Generalizing Integers (was Re: Specifying int size in C)
Stanley Chow
schow at bnr-public.uucp
Mon May 8 12:22:40 AEST 1989
In article <166 at mole-end.UUCP> mat at mole-end.UUCP (Mark A Terribile) writes:
> [...]
>The problem with the PL/I approach is that the programmer is encouraged to
>think of such declarations as ``normal.'' The results are strange conversions
>leading to hard-to-find, hard-to-predict bugs which occur on boundaries that
>cannot be easily guessed at in either inspection, walk-through, or white-box
>testing, and leading also to extra code size and execution costs.
>
It seems to me that the declaration of integers can be seperated from the
conversion rules. PL/I happens to have conversion rules that make life very
interesting.
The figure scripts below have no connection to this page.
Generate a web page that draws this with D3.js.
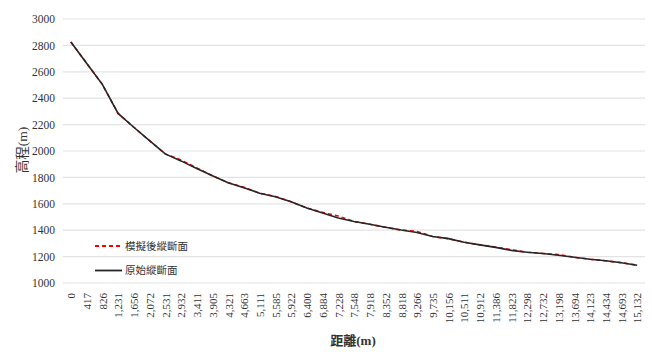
<!DOCTYPE html>
<html>
<head>
<meta charset="utf-8">
<script src="https://cdn.jsdelivr.net/npm/d3@7/dist/d3.min.js"></script>
<style>
  html, body { margin: 0; padding: 0; background: #fff; }
  svg { display: block; }
</style>
</head>
<body>
<svg id="chart" width="652" height="352"></svg>
<script>
// ---- data ----
const distances = [0, 417, 826, 1231, 1656, 2072, 2531, 2932, 3411, 3905, 4321, 4663, 5111, 5585, 5922, 6400, 6884, 7228, 7548, 7918, 8352, 8818, 9266, 9735, 10156, 10511, 10912, 11386, 11823, 12298, 12732, 13198, 13694, 14123, 14434, 14693, 15132];
const originalElev = [2826, 2665, 2505, 2285, 2180, 2078, 1978, 1925, 1868, 1812, 1760, 1722, 1680, 1654, 1616, 1568, 1530, 1492, 1466, 1445, 1422, 1401, 1383, 1352, 1336, 1309, 1289, 1270, 1247, 1233, 1224, 1210, 1195, 1180, 1168, 1154, 1135];
const simulatedElev = [2826, 2665, 2505, 2285, 2180, 2078, 1978, 1932, 1872, 1812, 1760, 1725, 1680, 1656, 1616, 1568, 1535, 1507, 1466, 1445, 1422, 1401, 1391, 1352, 1336, 1309, 1289, 1272, 1252, 1233, 1224, 1215, 1195, 1180, 1168, 1154, 1135];
const yTicks = [1000, 1200, 1400, 1600, 1800, 2000, 2200, 2400, 2600, 2800, 3000];
const seriesNames = ["模擬後縱斷面", "原始縱斷面"];
const xTitle = "距離(m)";
const yTitle = "高程(m)";

// ---- layout ----
const svg = d3.select("#chart");
const plot = { left: 63, right: 645, top: 19, bottom: 283 };
const serif = "'Liberation Serif', 'Times New Roman', serif";
const cjk = "'Liberation Serif', 'Noto Sans CJK TC', serif";

const x = d3.scalePoint()
  .domain(distances.map((d, i) => i))
  .range([plot.left, plot.right])
  .padding(0.5);
const y = d3.scaleLinear().domain([1000, 3000]).range([plot.bottom, plot.top]);

// gridlines
svg.append("g")
  .selectAll("line")
  .data(yTicks)
  .join("line")
  .attr("x1", plot.left).attr("x2", plot.right)
  .attr("y1", d => y(d)).attr("y2", d => y(d))
  .attr("stroke", "#e3e3e3").attr("stroke-width", 1.2);

// y axis labels
const yAxis = d3.axisLeft(y).tickValues(yTicks).tickSize(0).tickPadding(8).tickFormat(d3.format("d"));
const gy = svg.append("g").attr("transform", `translate(${plot.left},0)`).call(yAxis);
gy.select(".domain").remove();
gy.selectAll("text").attr("font-family", serif).attr("font-size", 11.5).attr("fill", "#333");

// x axis labels
const fmt = d3.format(",");
const xAxis = d3.axisBottom(x).tickSize(0).tickPadding(0).tickFormat(i => fmt(distances[i]));
const gx = svg.append("g").attr("transform", `translate(0,${plot.bottom})`).call(xAxis);
gx.select(".domain").remove();
gx.selectAll("text")
  .attr("font-family", serif).attr("font-size", 11).attr("fill", "#333")
  .attr("text-anchor", "end")
  .attr("dy", "0.35em")
  .attr("transform", "translate(0,10) rotate(-90)")
  .attr("x", 0).attr("y", 0);

// lines
const line = vals => d3.line().x((d, i) => x(i)).y(d => y(d))(vals);
svg.append("path")
  .attr("d", line(simulatedElev))
  .attr("fill", "none").attr("stroke", "#ff0000").attr("stroke-width", 1.6)
  .attr("stroke-dasharray", "4,3");
svg.append("path")
  .attr("d", line(originalElev))
  .attr("fill", "none").attr("stroke", "#262626").attr("stroke-width", 1.6);

// legend
const legend = svg.append("g");
const legItems = [
  { name: seriesNames[0], color: "#ff0000", dash: "4,3", y: 246 },
  { name: seriesNames[1], color: "#262626", dash: null, y: 270.5 }
];
legItems.forEach(it => {
  legend.append("line")
    .attr("x1", 95).attr("x2", 122).attr("y1", it.y).attr("y2", it.y)
    .attr("stroke", it.color).attr("stroke-width", 1.8)
    .attr("stroke-dasharray", it.dash);
  legend.append("text")
    .attr("x", 125).attr("y", it.y).attr("dy", "0.35em")
    .attr("font-family", cjk).attr("font-size", 10.5).attr("fill", "#333")
    .text(it.name);
});

// axis titles
svg.append("text")
  .attr("x", 353).attr("y", 340).attr("dy", "0.35em")
  .attr("text-anchor", "middle")
  .attr("font-family", cjk).attr("font-size", 13).attr("font-weight", "bold").attr("fill", "#333")
  .text(xTitle);
svg.append("text")
  .attr("transform", "translate(22,150) rotate(-90)")
  .attr("text-anchor", "middle").attr("dy", "0.35em")
  .attr("font-family", cjk).attr("font-size", 13.5).attr("fill", "#333")
  .text(yTitle);
</script>
</body>
</html>
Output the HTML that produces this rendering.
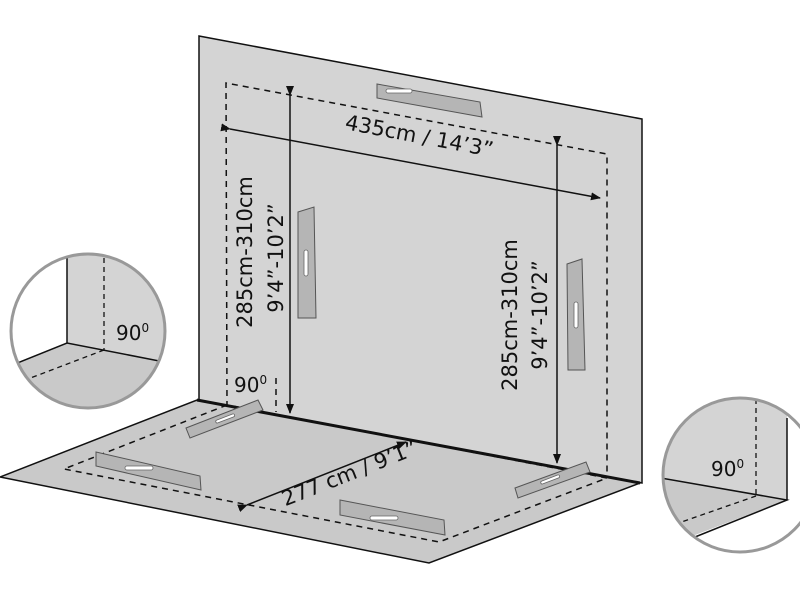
<!DOCTYPE html>
<html><head><meta charset="utf-8"><style>
html,body{margin:0;padding:0;background:#fff;}
svg{display:block;}
text{font-family:"DejaVu Sans","Liberation Sans",sans-serif;fill:#111;}
</style></head><body>
<svg width="800" height="600" viewBox="0 0 800 600" xmlns="http://www.w3.org/2000/svg">
<defs>
<marker id="ah" markerWidth="10" markerHeight="8" refX="9" refY="4" orient="auto" markerUnits="userSpaceOnUse">
<path d="M0,0 L10,4 L0,8 z" fill="#111"/></marker>
<clipPath id="cl"><circle cx="88" cy="331" r="77"/></clipPath>
<clipPath id="cr"><circle cx="740" cy="475" r="77"/></clipPath>
</defs>
<polygon points="0,477 197,400 640,483 429,563" fill="#c9c9c9" stroke="#111" stroke-width="1.5"/>
<polygon points="199,36 642,119 642,483 199,400" fill="#d4d4d4" stroke="#111" stroke-width="1.5"/>
<line x1="197" y1="400" x2="640" y2="483" stroke="#111" stroke-width="3"/>
<polyline points="227,407 226,83 607,154 607,478" fill="none" stroke="#111" stroke-width="1.5" stroke-dasharray="6,5"/>
<line x1="276" y1="378" x2="276" y2="412" stroke="#111" stroke-width="1.5" stroke-dasharray="6,5"/>
<polygon points="227,405 64,469 439,542 607,478" fill="none" stroke="#111" stroke-width="1.5" stroke-dasharray="6,5"/>
<g fill="#b5b5b5" stroke="#555" stroke-width="1">
<polygon points="377,84 480,102 482,117 377,98"/>
<polygon points="298,212 314,207 316,318 298,318"/>
<polygon points="567,264 582,259 585,370 568,370"/>
<polygon points="186,428 258,400 263,410 190,438"/>
<polygon points="96,452 200,476 201,490 96,466"/>
<polygon points="340,500 444,520 445,535 340,515"/>
<polygon points="515,488 586,462 590,472 518,498"/>
</g>
<g fill="#fff" stroke="#666" stroke-width="0.8">
<rect x="386" y="89" width="26" height="4" rx="2"/>
<rect x="304" y="250" width="4" height="26" rx="2"/>
<rect x="574" y="302" width="4" height="26" rx="2"/>
<rect x="215" y="417" width="20" height="3" rx="1.5" transform="rotate(-21 225 418)"/>
<rect x="125" y="466" width="28" height="4" rx="2"/>
<rect x="370" y="516" width="28" height="4" rx="2"/>
<rect x="540" y="478" width="20" height="3" rx="1.5" transform="rotate(-21 550 479)"/>
</g>
<g stroke="#111" stroke-width="1.5" fill="none">
<line x1="290" y1="95" x2="290" y2="413" marker-start="url(#ah)" marker-end="url(#ah)"/>
<line x1="557" y1="145" x2="557" y2="463" marker-start="url(#ah)" marker-end="url(#ah)"/>
<line x1="230" y1="129" x2="600" y2="198" marker-start="url(#ah)" marker-end="url(#ah)"/>
<line x1="247" y1="505" x2="406" y2="442" marker-start="url(#ah)" marker-end="url(#ah)"/>
</g>
<text x="418" y="143" font-size="21" text-anchor="middle" transform="rotate(10.7 418 143)">435cm / 14’3”</text>
<text x="0" y="0" font-size="21" text-anchor="middle" transform="translate(252 252) rotate(-90)">285cm-310cm</text>
<text x="0" y="0" font-size="21" text-anchor="middle" transform="translate(283 258) rotate(-90)">9’4”-10’2”</text>
<text x="0" y="0" font-size="21" text-anchor="middle" transform="translate(517 315) rotate(-90)">285cm-310cm</text>
<text x="0" y="0" font-size="21" text-anchor="middle" transform="translate(547 315) rotate(-90)">9’4”-10’2”</text>
<text x="0" y="0" font-size="21" text-anchor="middle" transform="translate(352 480) rotate(-21.6)">277 cm / 9’1”</text>
<text x="234" y="392" font-size="20">90<tspan font-size="12" dy="-8">0</tspan></text>
<g clip-path="url(#cl)">
<rect x="0" y="240" width="180" height="180" fill="#fff"/>
<polygon points="67,240 180,240 180,365 67,343" fill="#d4d4d4"/>
<polygon points="67,343 180,365 180,420 0,420 0,370" fill="#c9c9c9"/>
<line x1="67" y1="240" x2="67" y2="343" stroke="#111" stroke-width="1.5"/>
<polyline points="0,370 67,343 180,365" fill="none" stroke="#111" stroke-width="1.5"/>
<line x1="104" y1="240" x2="104" y2="350" stroke="#111" stroke-width="1.3" stroke-dasharray="5,4"/>
<line x1="104" y1="350" x2="20" y2="382" stroke="#111" stroke-width="1.3" stroke-dasharray="5,4"/>
<text x="116" y="340" font-size="20">90<tspan font-size="12" dy="-8">0</tspan></text>
</g>
<circle cx="88" cy="331" r="77" fill="none" stroke="#999" stroke-width="3"/>
<g clip-path="url(#cr)">
<rect x="655" y="390" width="170" height="170" fill="#fff"/>
<polygon points="655,477 787,500 787,390 655,390" fill="#d4d4d4"/>
<polygon points="655,477 787,500 695,535 655,550" fill="#c9c9c9"/>
<line x1="787" y1="418" x2="787" y2="500" stroke="#111" stroke-width="1.5"/>
<polyline points="655,477 787,500 695,537" fill="none" stroke="#111" stroke-width="1.5"/>
<line x1="756" y1="390" x2="756" y2="496" stroke="#111" stroke-width="1.3" stroke-dasharray="5,4"/>
<line x1="756" y1="496" x2="670" y2="526" stroke="#111" stroke-width="1.3" stroke-dasharray="5,4"/>
<text x="711" y="476" font-size="20">90<tspan font-size="12" dy="-8">0</tspan></text>
</g>
<circle cx="740" cy="475" r="77" fill="none" stroke="#999" stroke-width="3"/>
</svg>
</body></html>
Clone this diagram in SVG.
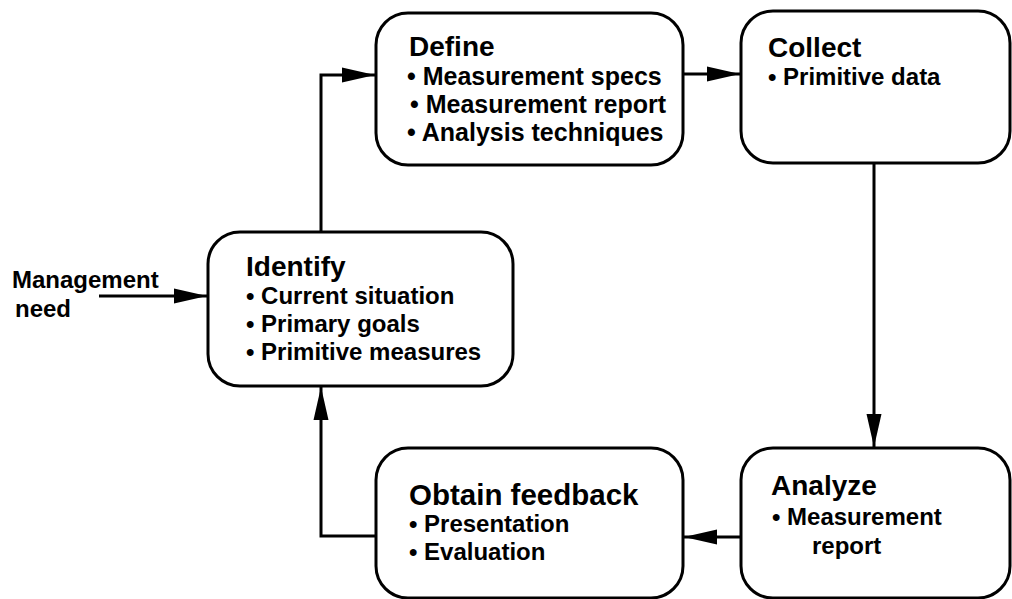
<svg xmlns="http://www.w3.org/2000/svg" width="1012" height="599" viewBox="0 0 1012 599">
  <style>
    .box { fill: #ffffff; stroke: #000000; stroke-width: 3; }
    .wire { fill: none; stroke: #000000; stroke-width: 3; }
    text { font-family: "Liberation Sans", Arial, Helvetica, sans-serif; font-weight: bold; fill: #000000; }
    .title { font-size: 28px; }
    .item { font-size: 24px; }
    .wide { font-size: 25px; }
  </style>
  <defs>
    <marker id="arrow" markerUnits="userSpaceOnUse" markerWidth="34" markerHeight="16" refX="33" refY="8" orient="auto">
      <path d="M0,0.5 L33,8 L0,15.5 Z" fill="#000000"/>
    </marker>
  </defs>

  <!-- connectors -->
  <g id="connectors">
    <path class="wire" d="M99,296 L207,296" marker-end="url(#arrow)"/>
    <path class="wire" d="M321,232 L321,75 L375,75" marker-end="url(#arrow)"/>
    <path class="wire" d="M683,74 L740,74" marker-end="url(#arrow)"/>
    <path class="wire" d="M874,163 L874,447" marker-end="url(#arrow)"/>
    <path class="wire" d="M741,537 L684,537" marker-end="url(#arrow)"/>
    <path class="wire" d="M376,536 L321,536 L321,387" marker-end="url(#arrow)"/>
  </g>

  <!-- input label -->
  <g id="input">
    <text class="item" x="12" y="288">Management</text>
    <text class="item" x="15" y="317">need</text>
  </g>

  <g id="identify">
    <rect class="box" x="208" y="232" width="305" height="154" rx="32" ry="32"/>
    <text class="title" x="246" y="276">Identify</text>
    <text class="item" x="246" y="304">• Current situation</text>
    <text class="item" x="246" y="332">• Primary goals</text>
    <text class="item" x="246" y="360">• Primitive measures</text>
  </g>

  <g id="define">
    <rect class="box" x="376" y="13" width="307" height="152" rx="32" ry="32"/>
    <text class="title" x="409" y="56">Define</text>
    <text class="wide" x="407" y="85">• Measurement specs</text>
    <text class="wide" x="410" y="113">• Measurement report</text>
    <text class="wide" x="407" y="141">• Analysis techniques</text>
  </g>

  <g id="collect">
    <rect class="box" x="741" y="11" width="269" height="152" rx="32" ry="32"/>
    <text class="title" x="768" y="57">Collect</text>
    <text class="item" x="768" y="85">• Primitive data</text>
  </g>

  <g id="analyze">
    <rect class="box" x="741" y="448" width="269" height="150" rx="32" ry="32"/>
    <text class="title" x="771" y="495">Analyze</text>
    <text class="item" x="772" y="525">• Measurement</text>
    <text class="item" x="812" y="554">report</text>
  </g>

  <g id="feedback">
    <rect class="box" x="376" y="448" width="307" height="150" rx="32" ry="32"/>
    <text class="title" x="409" y="505" style="font-size:29.5px">Obtain feedback</text>
    <text class="item" x="409" y="532">• Presentation</text>
    <text class="item" x="409" y="560">• Evaluation</text>
  </g>
</svg>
This does not mean the *approach* is bad, merely PL/I did not
do this aspect right.
If you claim *all* such attempts are doomed to failure, then I take serious
issue with it.
>Bringing the complexity of code, seen as a cultural phenomanon, under some
>kind of control required going to a simpler model of computation, required
>going from PL/I to B. As the limits of the simpler model(s) were discovered,
>they were expanded incrementally, first by going to C and then by extending
>C bit by bit.
>
I suggest that the model may be complex, as long as it is easy to reason
within that model. For example, Turing machines are very simple, but I find
it very difficult to do anything with them. On the other hand, LR(k) grammers
are far from simple, but I can write useful parsers with them.